The most troubling item in the ADPPA not yet discussed is that it grants the FTC the authority to establish “centralized opt-out mechanisms” that would allow individuals to opt out of all covered data transfers and targeted advertising if it determines that such mechanisms are feasible. This threshold is much too low—many things are technically feasible, but not necessarily practical or cost-efficient. Moreover, this type of universal opt-out would likely encourage consumers to broadly restrict data sharing without considering the broad societal implications of their decision or the more granular controls available to them by different organizations.

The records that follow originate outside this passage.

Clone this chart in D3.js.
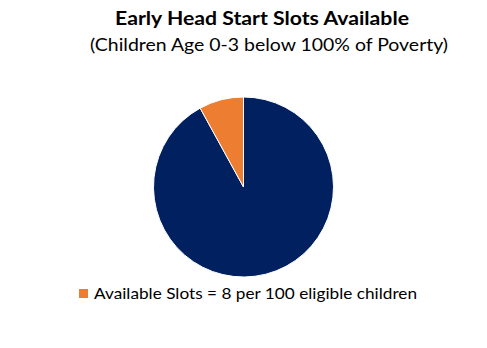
<!DOCTYPE html>
<html>
<head>
<meta charset="utf-8">
<script src="https://cdn.jsdelivr.net/npm/d3@7"></script>
<style>
  body { margin: 0; background: #fff; }
  text { font-family: Lato, "Open Sans", sans-serif; fill: #000; }
</style>
</head>
<body>
<svg id="chart" width="487" height="348"></svg>
<script>
// chart values
const categories = ['Slots not available', 'Available Slots'];
const values = [92, 8];
const colours = ['#002060', '#ED7D31'];
const legendShown = ['Available Slots'];
const legendLabels = ['Available Slots = 8 per 100 eligible children'];

const title = 'Early Head Start Slots Available';
const subtitle = '(Children Age 0-3 below 100% of Poverty)';

const svg = d3.select('#chart');
const width = 487;

// titles
svg.append('text')
    .attr('x', 262).attr('y', 25)
    .attr('text-anchor', 'middle')
    .style('font-size', '19px')
    .style('font-weight', 'bold')
    .attr('textLength', 294).attr('lengthAdjust', 'spacingAndGlyphs')
    .text(title);

svg.append('text')
    .attr('x', 269).attr('y', 51)
    .attr('text-anchor', 'middle')
    .style('font-size', '18px')
    .attr('textLength', 358).attr('lengthAdjust', 'spacingAndGlyphs')
    .text(subtitle);

// pie
const radius = 90;
const colour = d3.scaleOrdinal().domain(categories).range(colours);
const pie = d3.pie().sort(null).value((d, i) => values[i]);
const arc = d3.arc().innerRadius(0).outerRadius(radius);

const g = svg.append('g').attr('transform', 'translate(243.5,187)');
g.selectAll('path')
    .data(pie(categories))
    .join('path')
    .attr('d', arc)
    .attr('fill', d => colour(d.data))
    .attr('stroke', '#fff')
    .attr('stroke-width', 1);

// legend
const legend = svg.append('g').attr('transform', 'translate(79,289)');
legendShown.forEach((c, i) => {
    legend.append('rect')
        .attr('x', 0).attr('y', 0)
        .attr('width', 9).attr('height', 9)
        .attr('fill', colour(c));
    legend.append('text')
        .attr('x', 15).attr('y', 10)
        .style('font-size', '16px')
        .attr('textLength', 323).attr('lengthAdjust', 'spacingAndGlyphs')
        .text(legendLabels[i]);
});
</script>
</body>
</html>
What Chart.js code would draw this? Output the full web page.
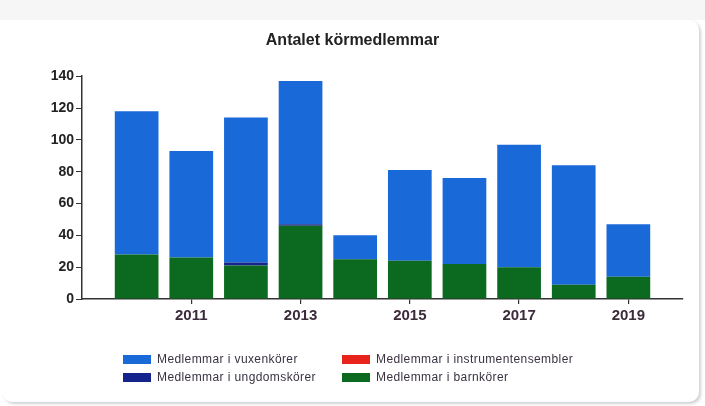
<!DOCTYPE html>
<html>
<head>
<meta charset="utf-8">
<script src="https://cdn.jsdelivr.net/npm/chart.js@4.4.1/dist/chart.umd.min.js"></script>
<style>
  html, body { margin: 0; padding: 0; background: #ffffff; }
  #wrap { position: relative; width: 705px; height: 406px; overflow: hidden; background: #fff; }
  #topband { position: absolute; left: 0; top: 0; width: 705px; height: 20px; background: #f6f6f6; }
  #card { position: absolute; left: 2px; top: 20px; width: 697px; height: 382px; border-radius: 10px;
          box-shadow: 2px 2px 3px rgba(0,0,0,0.18); background: #fff; }
  canvas { position: absolute; left: 0; top: 0; }
  .leg { position: absolute; font-family: "Liberation Sans", Arial, sans-serif; font-size: 12px;
         letter-spacing: 0.4px; color: #3a3242; white-space: nowrap; line-height: 14px; }
  .sw { position: absolute; width: 28px; height: 9px; }
</style>
</head>
<body>
<div id="wrap">
  <div id="topband"></div>
  <div id="card"></div>
  <canvas id="c" width="705" height="406"></canvas>
  <div id="legend"></div>
</div>
<script>
const years = [2010, 2011, 2012, 2013, 2014, 2015, 2016, 2017, 2018, 2019];
const tickYears = [2011, 2013, 2015, 2017, 2019];
const barnkorer = [28, 26, 21, 46, 25, 24, 22, 20, 9, 14];
const ungdomskorer = [0, 0, 2, 1, 0, 0, 0, 0, 0, 0];
const instrumentensembler = [0, 0, 0, 0, 0, 0, 0, 0, 0, 0];
const vuxenkorer = [90, 67, 91, 90, 15, 57, 54, 77, 75, 33];
const seriesNames = ['Medlemmar i vuxenkörer', 'Medlemmar i ungdomskörer', 'Medlemmar i instrumentensembler', 'Medlemmar i barnkörer'];
const colors = { vuxen: '#1a69d8', ungdom: '#14248c', instr: '#e8231c', barn: '#0c6a20' };

function pts(arr) { return years.map((y, i) => ({ x: y, y: arr[i] })); }

const ds = (label, arr, color) => ({
  label, data: pts(arr), backgroundColor: color, borderWidth: 0,
  barPercentage: 0.8, categoryPercentage: 1.0
});

new Chart(document.getElementById('c'), {
  type: 'bar',
  data: {
    datasets: [
      ds(seriesNames[3], barnkorer, colors.barn),
      ds(seriesNames[1], ungdomskorer, colors.ungdom),
      ds(seriesNames[2], instrumentensembler, colors.instr),
      ds(seriesNames[0], vuxenkorer, colors.vuxen)
    ]
  },
  options: {
    responsive: false,
    animation: false,
    layout: { padding: { left: 22, right: 22, top: 0, bottom: 0 } },
    plugins: {
      legend: { display: false },
      tooltip: { enabled: false },
      title: {
        display: true, text: 'Antalet körmedlemmar', color: '#222',
        font: { family: '"Liberation Sans Narrow", "Liberation Sans", Arial, sans-serif', size: 16, weight: 'bold' },
        padding: { top: 31, bottom: 26 }
      }
    },
    scales: {
      x: {
        type: 'linear', stacked: true, min: 2009, max: 2020, offset: false, bounds: 'ticks',
        afterBuildTicks: s => { s.ticks = tickYears.map(v => ({ value: v })); },
        afterDataLimits: s => { s.min = 2009; s.max = 2020; },
        afterFit: s => { s.height = 107; },
        grid: { display: true, drawOnChartArea: false, drawTicks: true, tickLength: 5, color: '#333', lineWidth: 1.2, offset: false },
        border: { display: true, color: '#333', width: 1.5 },
        ticks: {
          color: '#3b2b3b', padding: 3, maxRotation: 0, autoSkip: false,
          font: { family: '"Liberation Sans", Arial, sans-serif', size: 15, weight: 'bold' },
          callback: v => String(v)
        }
      },
      y: {
        stacked: true, min: 0, max: 140,
        afterFit: s => { s.width = 60; },
        grid: { display: true, drawOnChartArea: false, drawTicks: true, tickLength: 6, color: '#333', lineWidth: 1 },
        border: { display: true, color: '#333', width: 1.5 },
        ticks: {
          stepSize: 20, color: '#222', padding: 2,
          font: { family: '"Liberation Sans", Arial, sans-serif', size: 14, weight: 'bold' }
        }
      }
    }
  }
});

// HTML legend (two columns)
const legendItems = [
  { name: seriesNames[0], color: colors.vuxen, col: 0, row: 0 },
  { name: seriesNames[2], color: colors.instr, col: 1, row: 0 },
  { name: seriesNames[1], color: colors.ungdom, col: 0, row: 1 },
  { name: seriesNames[3], color: colors.barn, col: 1, row: 1 }
];
const colX = [123, 342];
const rowY = [355, 373];
const L = document.getElementById('legend');
legendItems.forEach(it => {
  const sw = document.createElement('div');
  sw.className = 'sw';
  sw.style.left = colX[it.col] + 'px';
  sw.style.top = rowY[it.row] + 'px';
  sw.style.background = it.color;
  L.appendChild(sw);
  const t = document.createElement('div');
  t.className = 'leg';
  t.style.left = (colX[it.col] + 34) + 'px';
  t.style.top = (rowY[it.row] - 3) + 'px';
  t.textContent = it.name;
  L.appendChild(t);
});
</script>
</body>
</html>
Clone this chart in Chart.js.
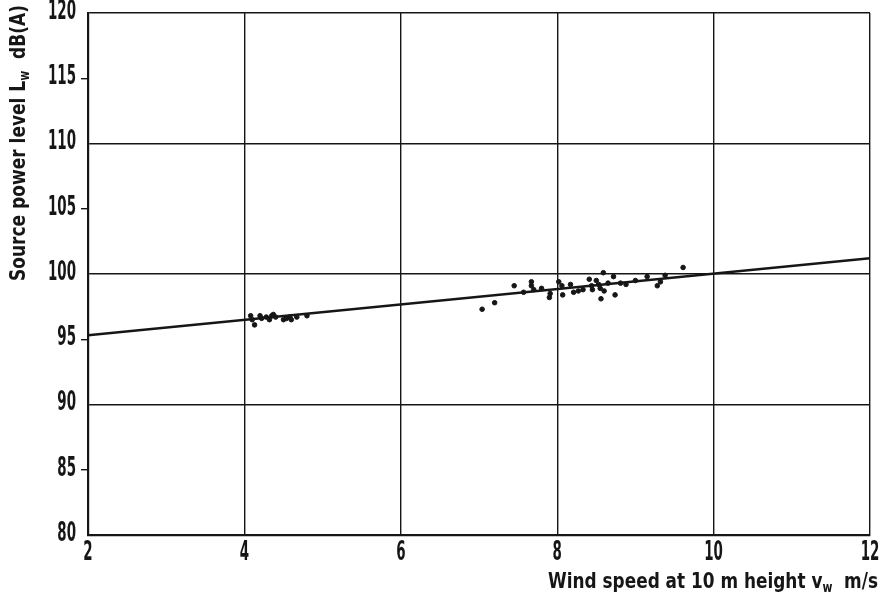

It is worth noting some other interesting tidbits from the ADPPA. The legislation would require data holders to specify whether they make data available to China, Russia, Iran, or North Korea. The provision is a bit vague as worded. Ideally, this would clarify that this means makes available to the government of these countries, and not simply whether data processing occurs in one of these countries. The former would be much more meaningful. Moreover, to make this provision more flexible, instead of naming these countries in the legislation, the act should allow the State Department to specify which countries should be included. The legislation also includes a requirement that the Department of Commerce issue an annual report on “digital content forgeries” (i.e., deep fakes). There is nothing controversial about that proposal, but its inclusion here seems out of place.
In summary, while the ADPPA is far from perfect, with some adjustments, it is a reasonable framework for a federal data privacy law if the drafters can include stronger state preemption and eliminate the private right of action.